On Monday the Greek Parliament will vote for the next President. If the Government’s nominee fails to gain the minimum 180 votes there will be a general election which will be held in the following six weeks. In such a situation, the opinion polls put Syriza, Greece’s new left-wing party, as the likely winner of the elections which could put the first anti-austerity party in power in the Eurozone. In the light of this, it is important for us to analyse Syriza’s new policy platform that was announced recently. Here, an active member of the left-wing of Syriza outlines the new policy and explains why it is not enough.
A Limited Programme
This programme was announced by the president of SYRIZA, Alexis Tsipras, during the International Exibition of Thessaloniki in September [1]. It was not a result of a discussion through the bodies of the Party but the work of a group of people around him. It is a limited programme which the leadership wants to present to the people as the final programme of SYRIZA.
It is a programme of course for a positive direction in order to relieve the poorest social layers. It promises:
• A serious negotiation on the National Debt and a “haircut” of the biggest part of this
Higher taxation of the rich
• Higher salaries for some low paid employees
• The abolition of ENFIA (the latest property tax)
• More money for the municipalities and the local authorities
• 300,000 new jobs
• Restoration of public radio and television closed down by the current government
The establishment of a new National Development Bank
• The restoration of the minimum wage at 751 Euros
Capitalist Resistance
The leadership of SYRIZA is in reality trying to reassure the ruling class with this programme which is obviously not a genuine socialist programme. The intentions probably are good, but the capitalists in today’s conditions of deep crisis and hard competition will refuse to lose even one cent. Even this minimum programme presupposes a hard conflict with the bourgeois and so we will need to have by our side the big organised layers of labour in society. It is not obvious that the leadership of SYRIZA is prepared to organise these social layers in a proper way for such a conflict.
Indeed, it is possible that even the simplest demand, for example of the minimum wage of 751 euros, will not be acceptable to the economic powers in Greece. Even more so the whole programme of 12 billion Euros!!
Greece and the Eurozone
On the issue of the national debt, there is a permanent conception by the leadership of SYRIZA that the European Union cannot expel Greece from the Eurozone. This is really an illusion and the opposite was proved in the case of Cyprus – they threatened the Cypriot government that if it would not accept their terms Cyprus would be kicked out of the Eurozone, even if the Cypriot Parliament backed their government’s position.

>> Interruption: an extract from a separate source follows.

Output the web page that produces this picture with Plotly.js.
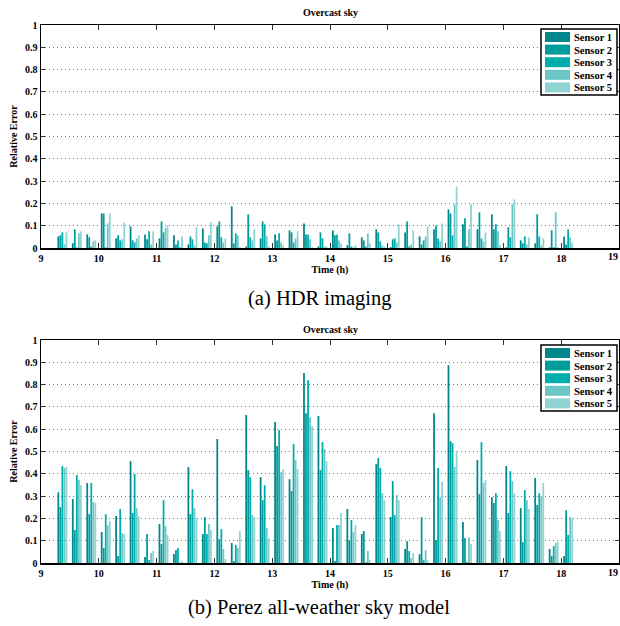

Actually, it is now more difficult for Greece to be thrown out of the Eurozone as its debt is higher (despite a three year period of hard austerity) and thus there is a bigger danger for the lenders to lose their money. Nevertheless, the Troika are not willing to continue the bailout without insisting on their rules being followed. Already they have sent a message to the Greek government which created a mini crash on the local stock exchange which lost 300 points.
As the Left Platform and the main internal opposition in SYRIZA, we have put a lot of time into the issue of a Plan B, in case that Greece will be pushed out of the Eurozone.
Public Ownership of the Banks
In the Syriza leadership’s programme also absent is the most crucial matter of the nationalisation of the banks, a policy that was decided on at the last congress of SYRIZA – almost all the banks in Greece have been privatised in recent years. We believe that there is not one programme that can be implemented without the nationalisation of the banking system along with and the rest of the economic system. In contrast, the leadership’s proposal for the establishment of a New Development Bank with a budget of one billion Euros is like planting a tree in the Sahara in the hope of greening the desert. Indeed, all they propose for the banks is a vague form of “social control”.
The Potential of an Election Victory for SYRIZA
We believe that a victory for SYRIZA at the coming elections will unleash a mobilisation of the workers in Greece who will demand from the new government, which they will see as their government, policies to take back what they have lost in recent years under the hard monetaristic measures of austerity. Such a situation has the potential to change the atmosphere in the whole of Europe, triggering off a domino movement towards the Left.
SYRIZA must not be allowed to fail as a defeat for SYRIZA will be a defeat for the whole Left and of course for the whole of the working class.